My dream was to just work in galleries and I did that until 1991.  Somewhere around ’84, Andy Warhol’s interview finally let me shoot for them because I really wanted to work for them.  And Andy was alive, of course, at that time.  And he was a very, very big hero of mine.  And Interview was a great magazine, and I somehow started working for magazines.  And I couldn’t survive off of the money I was making at galleries, and I was also shooting weddings and doing anything I could and some other really, you know, less things I shouldn’t talk about.  But, you know, just doing things to survive in the East Village, you know, as a photographer.  And magazines were this whole, this opportunity, this open door.  And I just went for it, and they seemed to really, you know, things really started happening when I kind of chose to work for magazines and led to this sort of big career.  But, galleries were my first love.  

So, in 2006, when I sort of walked away from everything and I thought it was the end of photography for me, and I was, you know, going to be a farmer - and I still live there, and we have our farm - but, something really amazing happened when I started – I got a call from Fred Torres, who’d worked with me for years, and he said, “Would you like to do a gallery show?”  And I was like, “Well no, I’m the guy, you know, that did all the commercial work, shot Paris Hilton and Pam Anderson.  They don’t really want me to do, you know, a serious gallery show kind of thing.”  And Fred was real persistent and he found a gallery in Berlin that wanted to show whatever I wanted to take pictures of, and it was incredible.  

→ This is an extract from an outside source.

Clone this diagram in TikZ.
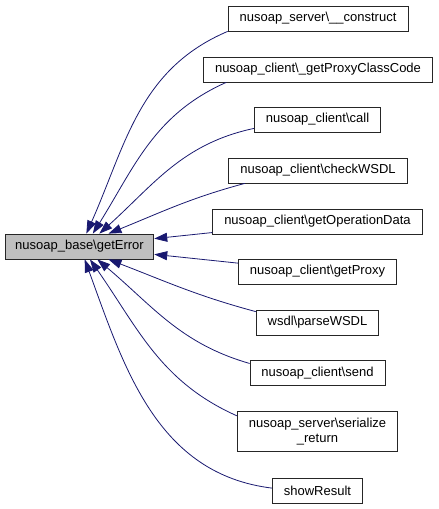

It’s been a rebirth, it’s been a reconnection and a, you know, going back full circle to where I started.    But I’m using everything I learned through those years of magazines.  All that – the language of the way to shoot, the way to get, you know, things to look a certain way, the technique that I learned - you know, very much – I spent 12 years in the darkroom, you know, the dark ages of my life in the 80’s and 90’s.  So I love photography and all aspects of it.  And now, being freed, sort of, from the constraints of magazines and being allowed to do – kind of fulfill this dream I had as a kid, which was to show in galleries, is – it is a fulfillment of a dream. 

And, you know, much more is expected of a photograph in a gallery or hanging on a wall in a museum or gallery than is expected of a photograph in a magazine.  So I could spend a lot more time on these pictures and really have them – I’m very much into clarity and communication of ideas.  I really want my pictures to touch people, like music, and I know that’s a very lofty goal because music is the ultimate in art that will just – touches people immediately and brings, you know, people together all over the world who would just respond to the one artist or one song.  

But, I really would love that to, you know, to – you have to reach for the moon, and for me that’s to touch people like music is the goal, to move them, so when they leave the gallery or the museum, they feel different than they did when they came in.  I don’t want to just put more random things out into the world or things that are dark and confusing.  It’s a confusing time in the world, a very, very confusing time.  And I want pictures that have some sort of – shine a light on this time we live in rather than just add to the, you know, the difficulty of this time, you know, the distraction and the noise.  I want these pictures to be very clear, have clarity and touch people.